**** Material for this task
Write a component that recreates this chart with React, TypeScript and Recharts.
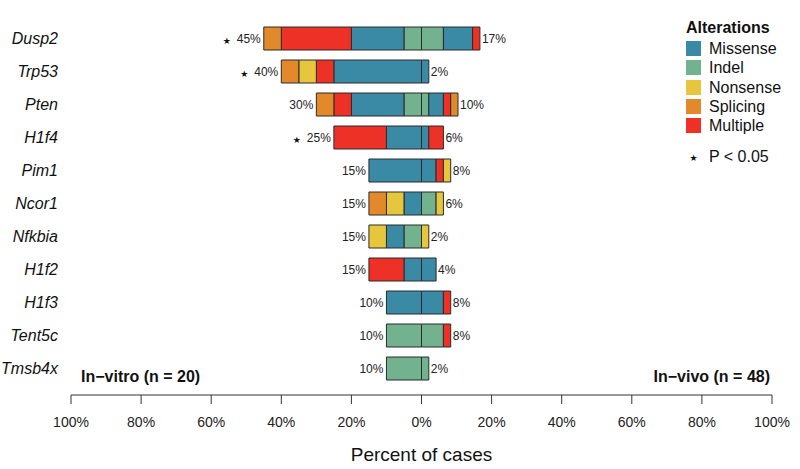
import React from "react";
import { BarChart, Bar, XAxis, YAxis, LabelList } from "recharts";

const genes = ["Dusp2", "Trp53", "Pten", "H1f4", "Pim1", "Ncor1", "Nfkbia", "H1f2", "H1f3", "Tent5c", "Tmsb4x"];
const significant = ["Dusp2", "Trp53", "H1f4"];

// stack order from the centre line outwards
const alterations = ["Indel", "Missense", "Multiple", "Nonsense", "Splicing"];

const VITRO_N = 20;
const VIVO_N = 48;

// number of cases per gene, in-vitro
const vitroIndel = [1, 0, 1, 0, 0, 0, 1, 0, 0, 2, 2];
const vitroMissense = [3, 5, 3, 2, 3, 1, 1, 1, 2, 0, 0];
const vitroMultiple = [4, 1, 1, 3, 0, 0, 0, 2, 0, 0, 0];
const vitroNonsense = [0, 1, 0, 0, 0, 1, 1, 0, 0, 0, 0];
const vitroSplicing = [1, 1, 1, 0, 0, 1, 0, 0, 0, 0, 0];

// number of cases per gene, in-vivo
const vivoIndel = [3, 0, 1, 0, 0, 2, 0, 0, 0, 3, 1];
const vivoMissense = [4, 1, 2, 1, 2, 0, 0, 2, 3, 0, 0];
const vivoMultiple = [1, 0, 1, 2, 1, 0, 0, 0, 1, 1, 0];
const vivoNonsense = [0, 0, 0, 0, 1, 1, 1, 0, 0, 0, 0];
const vivoSplicing = [0, 0, 1, 0, 0, 0, 0, 0, 0, 0, 0];

const xTicks = [-100, -80, -60, -40, -20, 0, 20, 40, 60, 80, 100];

const COLORS: Record<string, string> = {
  Missense: "#3A8AA5",
  Indel: "#73B28F",
  Nonsense: "#E5C63C",
  Splicing: "#E2892C",
  Multiple: "#EE3127",
};
const legendOrder = ["Missense", "Indel", "Nonsense", "Splicing", "Multiple"];

const vitroCounts: Record<string, number[]> = {
  Indel: vitroIndel,
  Missense: vitroMissense,
  Multiple: vitroMultiple,
  Nonsense: vitroNonsense,
  Splicing: vitroSplicing,
};
const vivoCounts: Record<string, number[]> = {
  Indel: vivoIndel,
  Missense: vivoMissense,
  Multiple: vivoMultiple,
  Nonsense: vivoNonsense,
  Splicing: vivoSplicing,
};

const data = genes.map((gene, i) => {
  const row: Record<string, any> = { gene };
  let vt = 0;
  let vv = 0;
  alterations.forEach((a) => {
    row["vitro_" + a] = -(vitroCounts[a][i] / VITRO_N) * 100;
    row["vivo_" + a] = (vivoCounts[a][i] / VIVO_N) * 100;
    vt += vitroCounts[a][i];
    vv += vivoCounts[a][i];
  });
  row.vitroTotal = -(vt / VITRO_N) * 100;
  row.vivoTotal = (vv / VIVO_N) * 100;
  return row;
});

const FONT = "'Liberation Sans', Arial, Helvetica, sans-serif";
const STAR_FONT = "'DejaVu Sans', sans-serif";

const GeneTick = (props: any) => {
  const { y, payload } = props;
  return (
    <text x={58} y={y} textAnchor="end" dominantBaseline="central" fontSize={16} fontStyle="italic" fill="#111" fontFamily={FONT}>
      {payload.value}
    </text>
  );
};

const VitroLabel = (props: any) => {
  const { x, y, width, height, value } = props;
  const row = data.find((d) => d.gene === value);
  if (!row) return null;
  const left = Math.min(x, x + width);
  const cy = y + height / 2;
  return (
    <g>
      <text x={left - 3} y={cy} textAnchor="end" dominantBaseline="central" fontSize={12} fill="#222" fontFamily={FONT}>
        {Math.round(Math.abs(row.vitroTotal)) + "%"}
      </text>
      {significant.includes(value) && (
        <text x={left - 37} y={cy + 2} textAnchor="middle" dominantBaseline="central" fontSize={9} fill="#111" fontFamily={STAR_FONT}>
          ★
        </text>
      )}
    </g>
  );
};

const VivoLabel = (props: any) => {
  const { x, y, width, height, value } = props;
  const row = data.find((d) => d.gene === value);
  if (!row) return null;
  const right = Math.max(x, x + width);
  return (
    <text x={right + 2} y={y + height / 2} textAnchor="start" dominantBaseline="central" fontSize={12} fill="#222" fontFamily={FONT}>
      {Math.round(row.vivoTotal) + "%"}
    </text>
  );
};

export default function App() {
  return (
    <div style={{ position: "absolute", left: 0, top: 0, width: 800, height: 469, fontFamily: FONT, background: "#fff" }}>
      <BarChart
        width={800}
        height={469}
        data={data}
        layout="vertical"
        stackOffset="sign"
        barCategoryGap={5}
        margin={{ top: 22, right: 28, bottom: 0, left: 0 }}
      >
        <XAxis
          type="number"
          domain={[-100, 100]}
          ticks={xTicks}
          tickFormatter={(v: number) => Math.abs(v) + "%"}
          stroke="#333"
          tickSize={9}
          tickMargin={13}
          height={74}
          tick={{ fontSize: 14, fill: "#222", fontFamily: FONT }}
          label={{ value: "Percent of cases", position: "insideBottom", offset: 8, fontSize: 19, fill: "#111", fontFamily: FONT }}
        />
        <YAxis
          type="category"
          dataKey="gene"
          width={71}
          axisLine={false}
          tickLine={false}
          padding={{ top: 0, bottom: 10 }}
          tick={<GeneTick />}
        />
        <YAxis yAxisId="lbl" type="category" dataKey="gene" hide padding={{ top: 0, bottom: 10 }} />
        {alterations.map((a) => (
          <Bar
            key={"vitro_" + a}
            dataKey={"vitro_" + a}
            stackId="a"
            fill={COLORS[a]}
            stroke="#2b2b2b"
            strokeWidth={1}
            isAnimationActive={false}
          />
        ))}
        {alterations.map((a) => (
          <Bar
            key={"vivo_" + a}
            dataKey={"vivo_" + a}
            stackId="a"
            fill={COLORS[a]}
            stroke="#2b2b2b"
            strokeWidth={1}
            isAnimationActive={false}
          />
        ))}
        <Bar yAxisId="lbl" dataKey="vitroTotal" stackId="lbl" fill="transparent" stroke="none" isAnimationActive={false}>
          <LabelList dataKey="gene" content={<VitroLabel />} />
        </Bar>
        <Bar yAxisId="lbl" dataKey="vivoTotal" stackId="lbl" fill="transparent" stroke="none" isAnimationActive={false}>
          <LabelList dataKey="gene" content={<VivoLabel />} />
        </Bar>
      </BarChart>

      <div style={{ position: "absolute", left: 81, top: 367, fontSize: 16, fontWeight: "bold", color: "#111", lineHeight: "20px" }}>
        In−vitro (n = 20)
      </div>
      <div style={{ position: "absolute", right: 30, top: 367, fontSize: 16, fontWeight: "bold", color: "#111", lineHeight: "20px" }}>
        In−vivo (n = 48)
      </div>

      <div style={{ position: "absolute", left: 686, top: 18, color: "#111" }}>
        <div style={{ fontSize: 16, fontWeight: "bold", lineHeight: "20px", marginBottom: 1 }}>Alterations</div>
        {legendOrder.map((a) => (
          <div key={a} style={{ display: "flex", alignItems: "center", height: 19.3 }}>
            <div style={{ width: 15, height: 15, background: COLORS[a], marginRight: 8 }} />
            <span style={{ fontSize: 16, lineHeight: "19px" }}>{a}</span>
          </div>
        ))}
        <div style={{ display: "flex", alignItems: "center", marginTop: 12 }}>
          <span style={{ width: 15, textAlign: "center", fontSize: 9, marginRight: 8, fontFamily: STAR_FONT, position: "relative", top: 1 }}>★</span>
          <span style={{ fontSize: 16, lineHeight: "19px" }}>P &lt; 0.05</span>
        </div>
      </div>
    </div>
  );
}
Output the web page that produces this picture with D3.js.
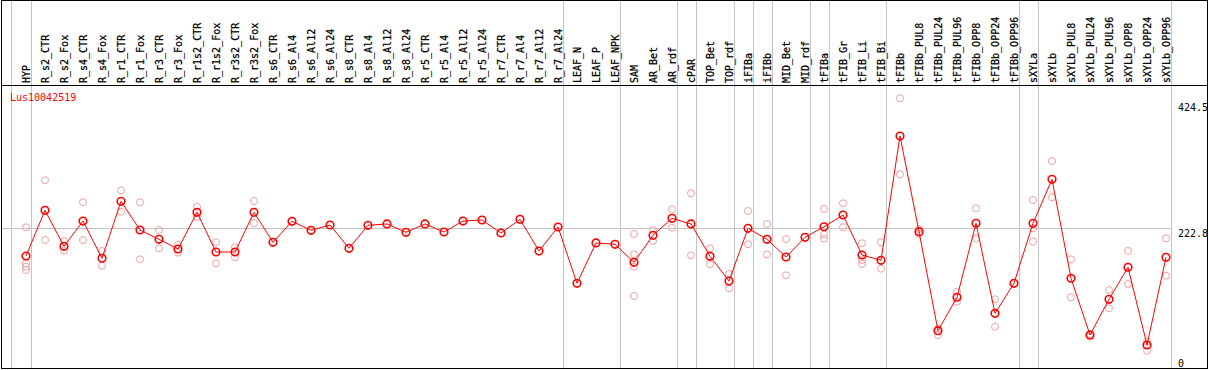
********
● **Exercise description**:
Please repeat exactly the data above from its first line to the line that contains "const VIVO_N = 48;", inclusive, and leave every picture out.

● **Output below**:
Write a component that recreates this chart with React, TypeScript and Recharts.
import React from "react";
import { BarChart, Bar, XAxis, YAxis, LabelList } from "recharts";

const genes = ["Dusp2", "Trp53", "Pten", "H1f4", "Pim1", "Ncor1", "Nfkbia", "H1f2", "H1f3", "Tent5c", "Tmsb4x"];
const significant = ["Dusp2", "Trp53", "H1f4"];

// stack order from the centre line outwards
const alterations = ["Indel", "Missense", "Multiple", "Nonsense", "Splicing"];

const VITRO_N = 20;
const VIVO_N = 48;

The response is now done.